GIVEN REQUEST: From the first line of the data down to and including the line with "anolyte_y = [11.85, 8.95, 3.25, 1.8]", copy everything exactly, leaving out pictures.

AVAILABLE DATA:

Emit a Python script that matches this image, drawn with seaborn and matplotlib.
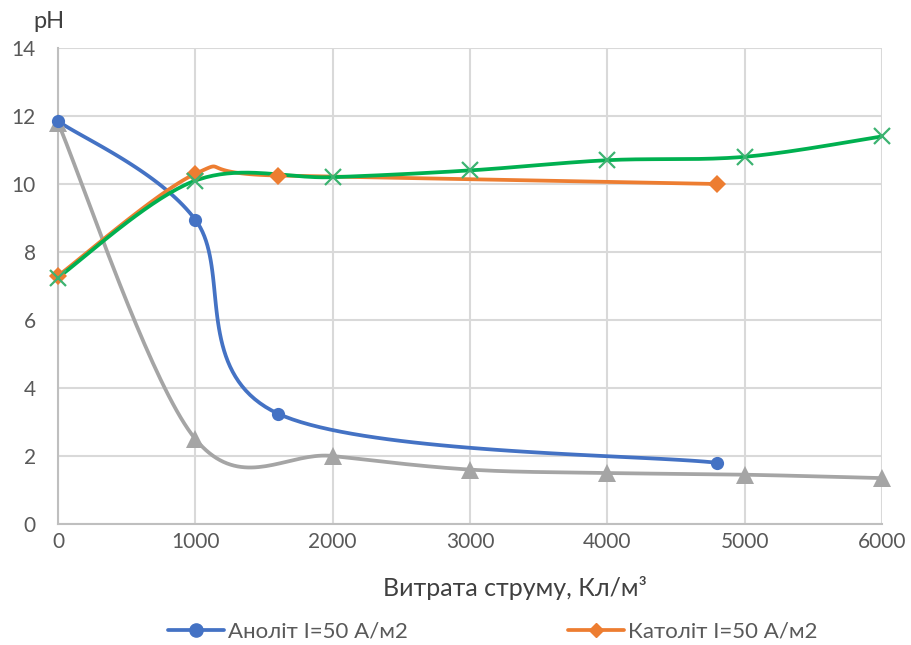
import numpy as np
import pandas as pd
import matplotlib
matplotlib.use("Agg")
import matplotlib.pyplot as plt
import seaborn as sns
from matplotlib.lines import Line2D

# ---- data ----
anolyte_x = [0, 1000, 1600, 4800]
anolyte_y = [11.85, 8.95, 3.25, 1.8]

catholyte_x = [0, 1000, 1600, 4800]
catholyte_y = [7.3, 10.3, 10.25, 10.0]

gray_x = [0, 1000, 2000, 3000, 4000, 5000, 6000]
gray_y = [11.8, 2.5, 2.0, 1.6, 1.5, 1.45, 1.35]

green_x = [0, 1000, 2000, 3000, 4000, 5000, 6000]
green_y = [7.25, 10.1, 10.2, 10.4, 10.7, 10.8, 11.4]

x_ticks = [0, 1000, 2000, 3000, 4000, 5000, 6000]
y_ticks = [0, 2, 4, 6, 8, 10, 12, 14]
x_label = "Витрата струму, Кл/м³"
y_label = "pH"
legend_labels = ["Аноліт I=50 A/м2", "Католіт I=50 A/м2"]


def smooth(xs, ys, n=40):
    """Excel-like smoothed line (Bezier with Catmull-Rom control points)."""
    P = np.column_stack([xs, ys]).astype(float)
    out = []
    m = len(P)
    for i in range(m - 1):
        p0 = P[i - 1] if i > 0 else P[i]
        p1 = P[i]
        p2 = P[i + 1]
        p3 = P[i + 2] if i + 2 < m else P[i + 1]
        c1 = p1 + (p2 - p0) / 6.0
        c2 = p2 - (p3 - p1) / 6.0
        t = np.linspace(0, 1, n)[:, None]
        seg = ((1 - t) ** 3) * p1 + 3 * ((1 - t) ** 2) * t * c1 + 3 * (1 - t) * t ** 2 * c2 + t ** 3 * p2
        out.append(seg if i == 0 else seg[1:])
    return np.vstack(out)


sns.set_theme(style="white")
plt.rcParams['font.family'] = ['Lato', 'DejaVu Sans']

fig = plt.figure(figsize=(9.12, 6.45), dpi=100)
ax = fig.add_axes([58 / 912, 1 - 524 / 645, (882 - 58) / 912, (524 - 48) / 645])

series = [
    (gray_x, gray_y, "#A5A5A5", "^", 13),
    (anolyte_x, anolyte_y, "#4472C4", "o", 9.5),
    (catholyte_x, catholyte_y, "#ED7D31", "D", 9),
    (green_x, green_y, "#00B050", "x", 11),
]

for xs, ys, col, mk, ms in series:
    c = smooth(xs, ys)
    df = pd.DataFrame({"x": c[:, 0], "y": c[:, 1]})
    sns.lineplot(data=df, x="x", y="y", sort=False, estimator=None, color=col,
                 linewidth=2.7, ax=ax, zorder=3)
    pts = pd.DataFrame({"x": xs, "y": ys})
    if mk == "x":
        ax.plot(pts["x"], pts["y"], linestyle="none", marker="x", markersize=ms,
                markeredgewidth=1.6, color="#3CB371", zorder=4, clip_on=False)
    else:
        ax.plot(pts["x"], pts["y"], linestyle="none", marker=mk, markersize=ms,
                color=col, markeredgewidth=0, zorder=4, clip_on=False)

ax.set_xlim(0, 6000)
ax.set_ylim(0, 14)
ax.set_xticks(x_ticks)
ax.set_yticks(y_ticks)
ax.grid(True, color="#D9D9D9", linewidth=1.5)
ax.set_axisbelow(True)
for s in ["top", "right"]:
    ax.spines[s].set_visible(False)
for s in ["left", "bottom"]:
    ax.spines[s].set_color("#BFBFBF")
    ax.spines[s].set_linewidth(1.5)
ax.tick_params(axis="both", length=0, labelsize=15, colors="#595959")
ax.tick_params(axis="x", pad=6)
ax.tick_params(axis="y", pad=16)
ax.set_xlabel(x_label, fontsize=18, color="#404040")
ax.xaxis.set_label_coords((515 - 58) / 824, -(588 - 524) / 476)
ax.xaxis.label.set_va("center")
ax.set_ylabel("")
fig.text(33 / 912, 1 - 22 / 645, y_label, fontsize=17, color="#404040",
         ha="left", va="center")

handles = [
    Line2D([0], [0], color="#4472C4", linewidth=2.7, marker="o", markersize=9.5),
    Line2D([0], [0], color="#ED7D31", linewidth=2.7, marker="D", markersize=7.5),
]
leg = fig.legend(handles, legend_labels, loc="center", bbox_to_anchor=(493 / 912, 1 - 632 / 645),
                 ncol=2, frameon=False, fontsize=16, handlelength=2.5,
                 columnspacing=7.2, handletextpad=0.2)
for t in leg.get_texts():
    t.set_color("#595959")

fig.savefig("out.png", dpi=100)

TASK ANSWER:
Emit a Python script that matches this image, drawn with seaborn and matplotlib.
import numpy as np
import pandas as pd
import matplotlib
matplotlib.use("Agg")
import matplotlib.pyplot as plt
import seaborn as sns
from matplotlib.lines import Line2D

# ---- data ----
anolyte_x = [0, 1000, 1600, 4800]
anolyte_y = [11.85, 8.95, 3.25, 1.8]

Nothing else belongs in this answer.